Мы должны были уехать из Биаррица. Мы взаимно обманывали друг друга. Она наблюдала за мной, а я следил за ней. Притворство обладало какой-то странной силой. Оно прежде всего уничтожало то, чего я боялся больше всего: ощущение времени. Деление на недели и месяцы распалось, и боязнь перед краткостью срока, еще отпущенного нам, стала благодаря этому прозрачной, как стекло. Страх ничего больше не скрывал — он скорее защищал наши дни. И все, что мешало, отскакивало обратно, не попадая внутрь. Припадки отчаяния овладевали мной, когда Елена спала. Она тихо дышала во сне. Я смотрел на ее лицо и на свои здоровые руки и понимал ужасную отъединенность, которую накладывает на нас наша оболочка, — пропасть, которую не преодолеешь никогда. Ничто из моей здоровой крови не могло спасти дорогую больную кровь. Этого нельзя понять, как нельзя понять и смерть.
Мгновение становилось всем. Утро лежало в невообразимой дали. Когда Элен просыпалась, начинался день. Когда же она спала и я чувствовал ее подле себя, начинались метания между надеждой и отчаянием, между планами, которые возводились на зыбких фундаментах мечты, верой в чудо и — философией «хоть миг, да мой», которая гасла с рассветом и бессильно тонула в тумане.

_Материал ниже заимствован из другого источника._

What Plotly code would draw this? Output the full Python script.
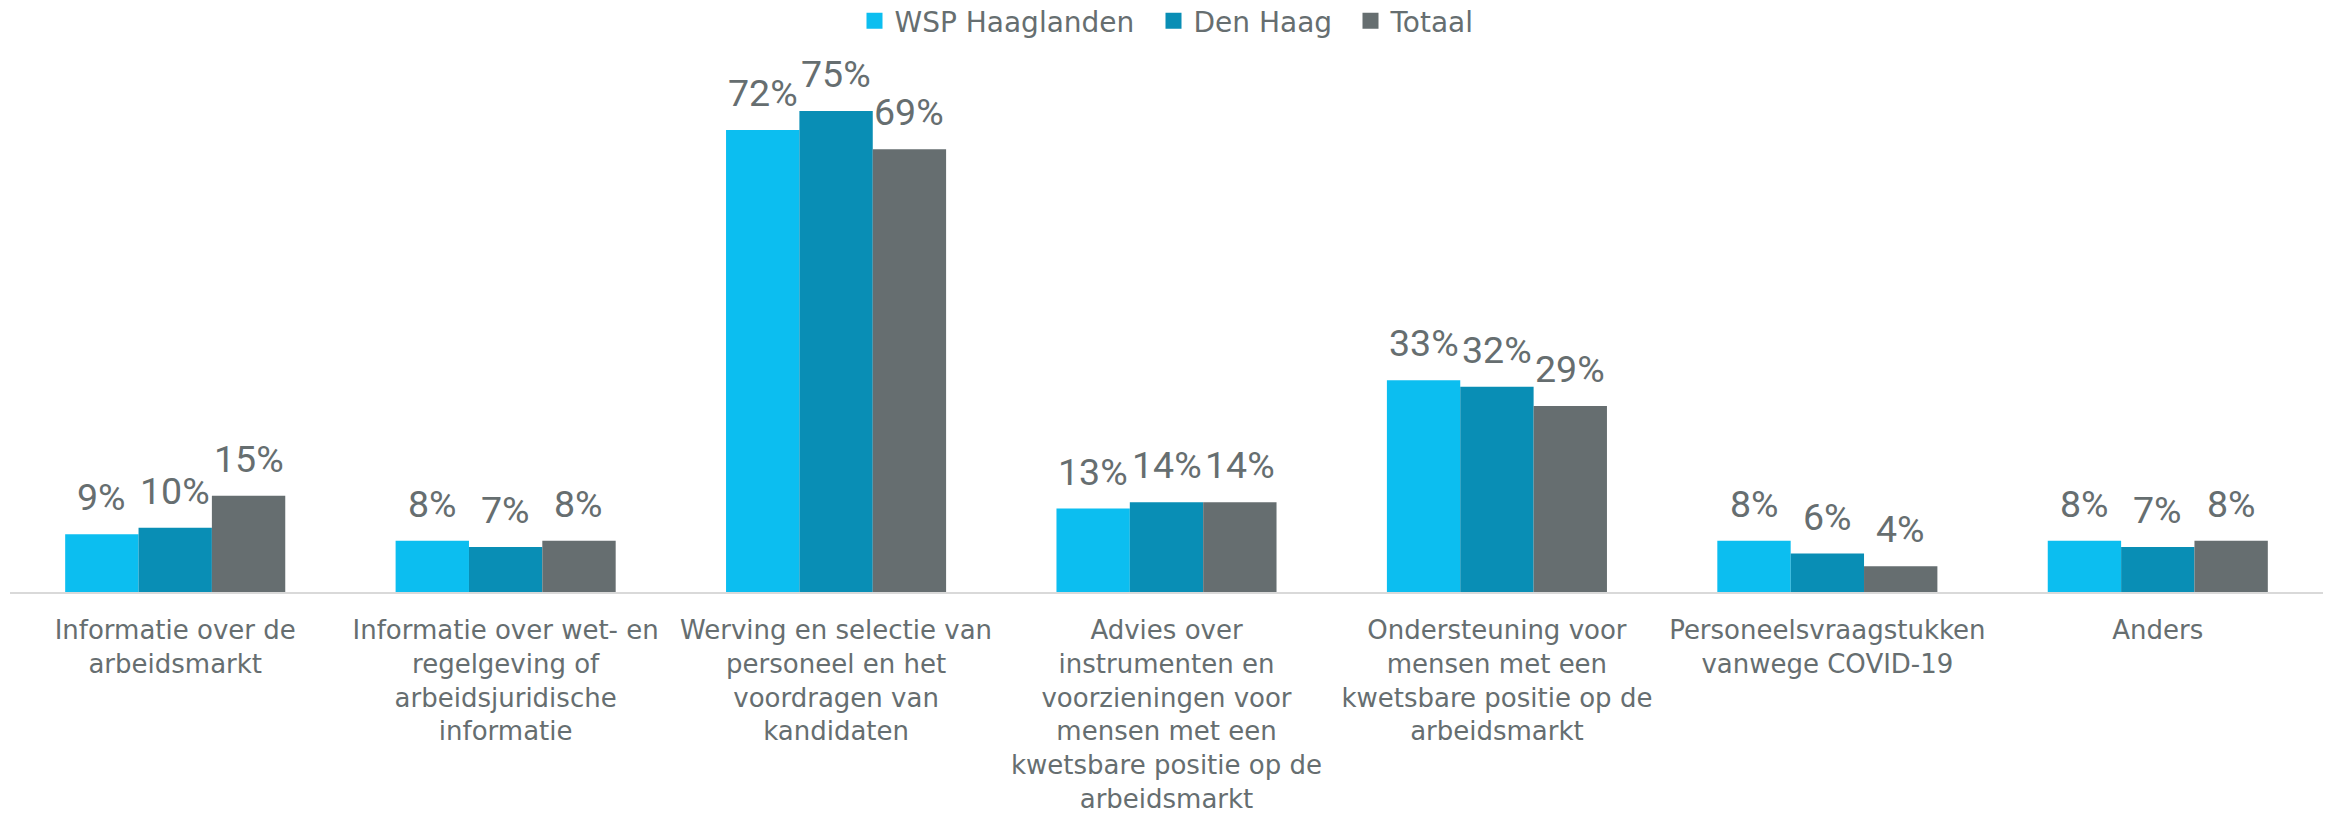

Становилось холодно. Я держал рисунок Дега при себе. Это были деньги на проезд в Америку. Я охотно продал бы его теперь, но в деревнях и маленьких городишках не было никого, кто пожелал бы его купить. Зарабатывал я в эти дни по-всякому: выучился крестьянскому труду, копал землю, рубил лес. Мне хотелось что-нибудь делать, и в этом я был не одинок. Я видел профессоров, которые пилили дрова, и оперных певцов, рубивших репу на силос. Крестьяне тут были самими собой: они пользовались случаем получить дешевую рабочую силу. Некоторые кое-что платили за труд, другие давали еду и позволяли переночевать. Третьи же вообще гнали попрошаек прочь. Так, перебираясь с места на место, мы добрались до Марселя. Вы были в Марселе?
— Кто же там не был! — сказал я. — Это был охотничий заповедник жандармов и гестапо. Они хватали эмигрантов у консульств, как загнанных зайцев.